Forget football. Focus on safety and living.

The Big Ten and Pac-12 college football conferences became the first top-tier groups to pull the plug on fall football o college campuses Tuesday. The decision came as president Donald Trump urged all colleges to keep football playing amid the pandemic that has killed more than 160,000 people in America.

Others, however, praise the decision to put the safety of student athletes first.

“Don’t let the baying noisemakers and the desperate politickers for college football distract you from a central fact about the novel coronavirus epidemic,” writes columnist Sally Jenkins of The Washington Post. “Caution works. So far, nothing else has.”

Jenkins adds:

No doubt some outraged folks will rebel — folks who have never shown much inclination to put anybody’s health above wins and losses. Never forget, Maryland couldn’t save a kid from dying during offseason sprints, and Notre Dame once sent a student videographer to his death up a lift-tower in 50-mph winds just to film a football practice. You can see the same sensibility at work in this pandemic — from office seekers as well as profit seekers.

We’re seen some anger here in Floyd County from some who decry the Virginia High School League’s decision to push football and other fall sports to late Spring next year. But in a school year when high school students will spend more time online than in a classroom, an emphasis on safety should always be more important.

Virginia has more than 100,000 cases of the COVID-19 Coronavirus infections that have hospitalized more than 8,500 and killed at least 2,352. In Floyd County, where no cases were reported as April began, now has 90, with more than half of that number occurring in the last 30 days.

How many more must die before people start taking this pandemic seriously? Will it take the death of a loved one? Or a child? Or a baby?

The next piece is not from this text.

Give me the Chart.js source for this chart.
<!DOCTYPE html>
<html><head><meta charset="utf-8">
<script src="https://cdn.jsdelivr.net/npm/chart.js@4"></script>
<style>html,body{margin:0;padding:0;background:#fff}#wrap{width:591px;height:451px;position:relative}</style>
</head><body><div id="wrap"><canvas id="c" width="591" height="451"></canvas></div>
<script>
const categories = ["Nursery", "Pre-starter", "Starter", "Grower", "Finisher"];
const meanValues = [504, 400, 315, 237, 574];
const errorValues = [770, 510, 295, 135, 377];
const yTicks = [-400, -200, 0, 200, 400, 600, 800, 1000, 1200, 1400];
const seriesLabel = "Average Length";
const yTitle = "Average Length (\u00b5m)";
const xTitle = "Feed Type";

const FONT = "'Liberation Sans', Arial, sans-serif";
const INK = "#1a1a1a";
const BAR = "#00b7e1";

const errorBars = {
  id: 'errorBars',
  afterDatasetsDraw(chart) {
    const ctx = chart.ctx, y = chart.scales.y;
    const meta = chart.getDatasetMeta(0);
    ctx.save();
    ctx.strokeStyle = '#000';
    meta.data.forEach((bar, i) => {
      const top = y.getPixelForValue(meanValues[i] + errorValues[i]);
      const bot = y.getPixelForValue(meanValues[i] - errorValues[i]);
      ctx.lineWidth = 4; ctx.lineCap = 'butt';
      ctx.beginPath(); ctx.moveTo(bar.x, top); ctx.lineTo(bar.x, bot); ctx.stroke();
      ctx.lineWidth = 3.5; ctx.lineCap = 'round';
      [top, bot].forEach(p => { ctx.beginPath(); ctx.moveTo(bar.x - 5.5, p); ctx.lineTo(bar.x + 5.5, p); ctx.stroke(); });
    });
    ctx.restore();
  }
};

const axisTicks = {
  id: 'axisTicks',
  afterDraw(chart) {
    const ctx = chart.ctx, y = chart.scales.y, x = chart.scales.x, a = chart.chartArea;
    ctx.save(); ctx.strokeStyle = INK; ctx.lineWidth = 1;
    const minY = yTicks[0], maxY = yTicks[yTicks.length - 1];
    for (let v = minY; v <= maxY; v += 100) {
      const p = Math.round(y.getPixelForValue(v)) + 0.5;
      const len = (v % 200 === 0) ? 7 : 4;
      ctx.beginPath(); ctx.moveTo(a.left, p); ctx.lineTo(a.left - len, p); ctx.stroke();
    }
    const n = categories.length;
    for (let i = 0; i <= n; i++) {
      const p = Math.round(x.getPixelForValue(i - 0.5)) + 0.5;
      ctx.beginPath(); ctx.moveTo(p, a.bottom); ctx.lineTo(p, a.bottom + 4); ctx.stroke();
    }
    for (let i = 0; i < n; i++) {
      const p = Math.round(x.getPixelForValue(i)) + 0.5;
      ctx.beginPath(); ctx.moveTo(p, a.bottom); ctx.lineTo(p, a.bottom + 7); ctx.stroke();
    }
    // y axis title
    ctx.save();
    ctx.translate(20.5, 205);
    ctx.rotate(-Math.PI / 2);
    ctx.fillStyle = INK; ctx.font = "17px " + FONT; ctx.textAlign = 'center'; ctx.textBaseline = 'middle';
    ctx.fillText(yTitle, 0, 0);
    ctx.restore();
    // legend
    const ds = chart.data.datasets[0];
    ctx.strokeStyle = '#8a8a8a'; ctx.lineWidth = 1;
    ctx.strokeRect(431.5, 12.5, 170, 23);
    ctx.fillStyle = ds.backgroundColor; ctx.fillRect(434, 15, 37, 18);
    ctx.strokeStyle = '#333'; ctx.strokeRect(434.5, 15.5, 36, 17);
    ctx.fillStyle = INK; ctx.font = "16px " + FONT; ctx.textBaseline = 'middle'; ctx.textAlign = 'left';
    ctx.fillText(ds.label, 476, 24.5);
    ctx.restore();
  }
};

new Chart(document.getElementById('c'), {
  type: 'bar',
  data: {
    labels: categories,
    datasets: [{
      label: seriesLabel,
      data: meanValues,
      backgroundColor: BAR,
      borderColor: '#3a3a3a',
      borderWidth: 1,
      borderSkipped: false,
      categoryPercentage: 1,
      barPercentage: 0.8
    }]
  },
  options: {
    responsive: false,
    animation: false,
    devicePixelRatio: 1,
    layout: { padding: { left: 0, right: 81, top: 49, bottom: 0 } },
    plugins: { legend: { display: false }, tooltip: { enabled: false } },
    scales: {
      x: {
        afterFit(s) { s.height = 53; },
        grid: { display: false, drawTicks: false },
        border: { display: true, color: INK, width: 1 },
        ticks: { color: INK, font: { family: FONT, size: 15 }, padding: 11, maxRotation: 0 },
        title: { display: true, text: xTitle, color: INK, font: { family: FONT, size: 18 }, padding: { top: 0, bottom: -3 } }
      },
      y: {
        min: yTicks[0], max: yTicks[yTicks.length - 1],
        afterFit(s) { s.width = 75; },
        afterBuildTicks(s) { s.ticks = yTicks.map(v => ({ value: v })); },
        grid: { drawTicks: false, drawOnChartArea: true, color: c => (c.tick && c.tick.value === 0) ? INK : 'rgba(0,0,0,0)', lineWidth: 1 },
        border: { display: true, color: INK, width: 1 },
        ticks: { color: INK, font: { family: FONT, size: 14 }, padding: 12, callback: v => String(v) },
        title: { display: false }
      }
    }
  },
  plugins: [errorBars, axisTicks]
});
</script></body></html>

I’ve spent a considerable portion of my life around horrifying deaths, covering the 9/11 terrorist attacks at the Pentagon in 2001, photographing carnage in the Mideast and other parts of the world and experiencing it personally within my family.

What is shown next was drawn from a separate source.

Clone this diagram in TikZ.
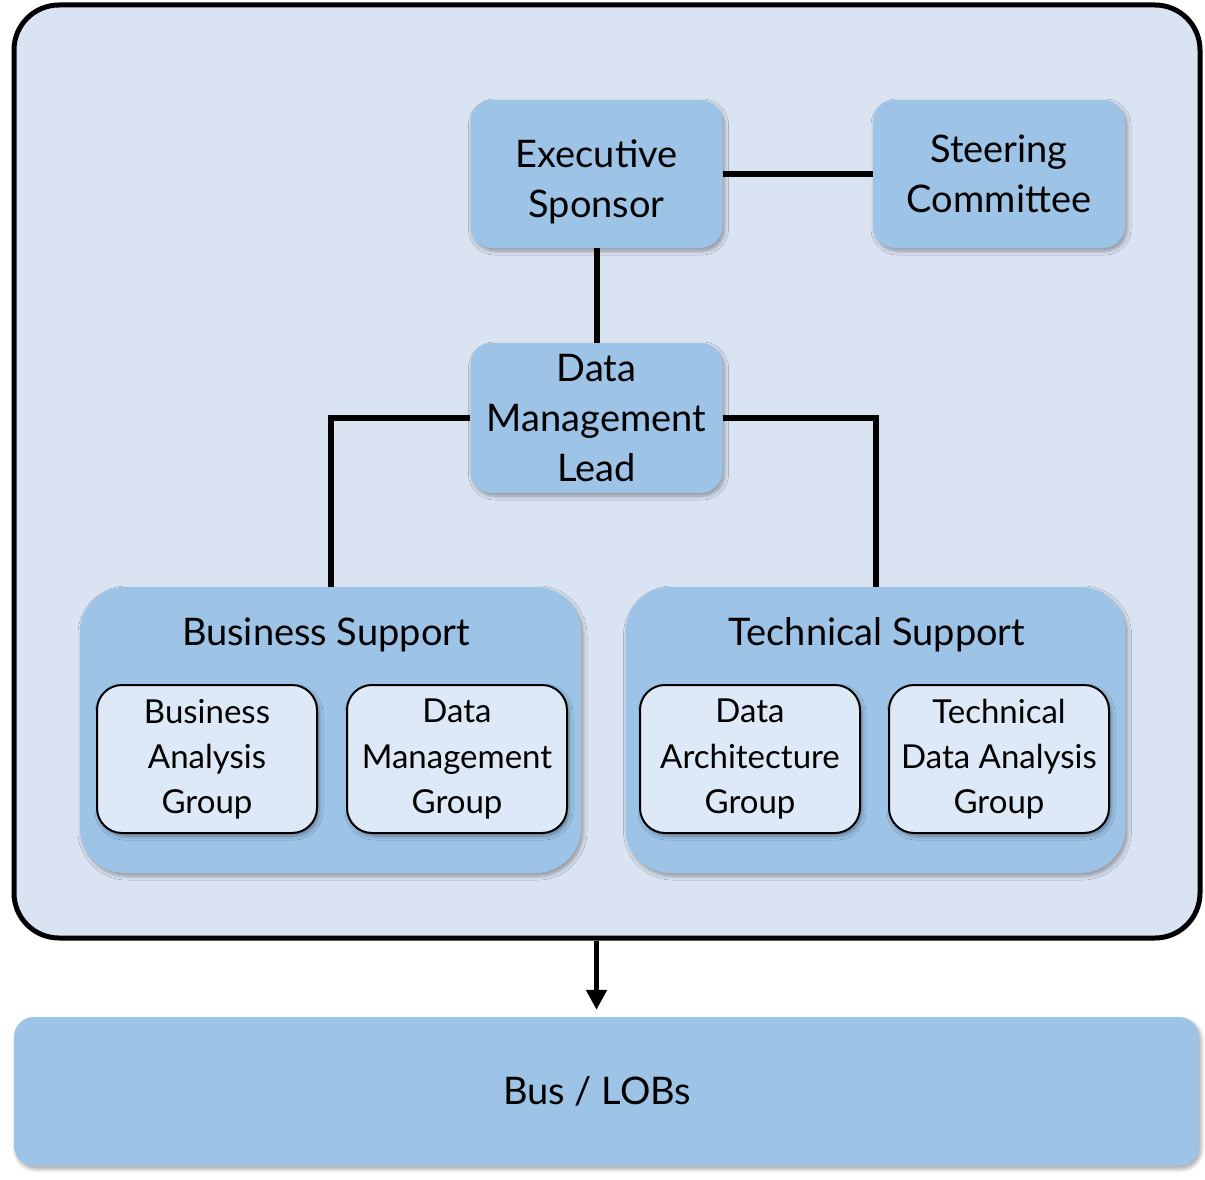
\documentclass[tikz,border=0pt]{standalone}
\usepackage{fontspec}
\setmainfont{Lato}
\usetikzlibrary{shadows.blur,arrows.meta}
\definecolor{framefill}{RGB}{218,227,242}
\definecolor{boxblue}{RGB}{157,195,230}
\definecolor{innerfill}{RGB}{222,233,247}
\begin{document}
\begin{tikzpicture}[x=1pt,y=-1pt,
  shadowed/.style={blur shadow={shadow xshift=2pt, shadow yshift=-3pt, shadow blur steps=6, shadow blur radius=4pt, shadow opacity=35}},
  bluebox/.style={shadowed, rounded corners=22pt, fill=boxblue, align=center, inner sep=0pt,
    minimum width=252pt, minimum height=148pt, font=\fontsize{38}{50}\selectfont},
  groupbox/.style={shadowed, rounded corners=45pt, fill=boxblue, inner sep=0pt,
    minimum width=500pt, minimum height=286pt},
  titletext/.style={font=\fontsize{38}{50}\selectfont, inner sep=0pt},
  innerbox/.style={shadowed, draw=black, line width=2pt, rounded corners=25pt, fill=innerfill, align=center,
    inner sep=0pt, minimum width=220pt, minimum height=148pt, font=\fontsize{33}{45}\selectfont},
  conn/.style={draw=black, line width=6pt},
]
\useasboundingbox (0,0) rectangle (1205,1180);
\node[draw=black, line width=5pt, rounded corners=45pt, fill=framefill, minimum width=1186pt, minimum height=933pt, inner sep=0pt] (frame) at (607,471.5) {};

\node[bluebox] (es) at (596.5,174) {\rule{0pt}{44pt}Executive\\Sponsor};
\node[bluebox] (sc) at (999,174) {Steering\\Committee};
\node[bluebox, minimum height=150pt] (dml) at (596.5,418) {Data\\Management\\Lead};

\node[groupbox, minimum width=501pt] (bs) at (330.5,730) {};
\node[groupbox] (ts) at (875.5,730) {};
\node[titletext] (bst) at (326,635) {Business Support};
\node[titletext] (tst) at (877,635) {Technical Support};

\node[innerbox] (bag) at (207,759) {Business\\Analysis\\Group};
\node[innerbox] (dmg) at (457,759) {Data\\Management\\Group};
\node[innerbox] (dag) at (750,759) {Data\\Architecture\\Group};
\node[innerbox] (tdag) at (999,759) {Technical\\Data Analysis\\Group};

\node[shadowed, rounded corners=20pt, fill=boxblue, minimum width=1185pt, minimum height=149pt, inner sep=0pt, font=\fontsize{38}{50}\selectfont] (bus) at (606.5,1091.5) {\hspace*{-19pt}Bus / LOBs};

\draw[conn] (es.east) -- (sc.west);
\draw[conn] (es.south) -- (dml.north);
\draw[conn] (dml.west) -| (bs.north);
\draw[conn] (dml.east) -| (ts.north);
\draw[conn, line width=5.5pt, -{Triangle[width=20pt,length=20pt]}, shorten >=7pt] (es.south |- frame.south) -- (es.south |- bus.north);
\end{tikzpicture}
\end{document}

Yet this pandemic scares me more than other situations where I faced danger and possible death. Part of that fear comes from trying to deal with a deadly virus that is out there, ready to strike. But what I fear most is the widespread ignorance of the threat it poses.

When I see a mask-less parent with a baby in their arms, anger starts to build and I have to walk away. We’ve taken to shopping outside the county, at establishments that enforce the mask and social-distancing rules required by the Commonwealth of Virginia. As much as we want to “shop local,” we also want to shop safe.

Like many, we now struggle to pay bills as the pandemic takes its toll on my ability to work with revenue that photographing high school sports and area entertainment could have provided over the last five or six months.

It is a price we have to pay. Hillsville kept delaying the inevitable decision to cancel this year’s Carroll County Gun Show and Flea Market and town leaders openly admit that they didn’t want to lose the tax revenue and other income from an event that draws thousands.

Virginia Tech is bemoaning the millions it will lose without football this fall. Perhaps the one good thing that might come out of this pandemic will be a return to a focus on academics and a education without all the hoopla of big money sports.

For the time being, maybe we can focus not on the money that football brings, and we can think more about simply living.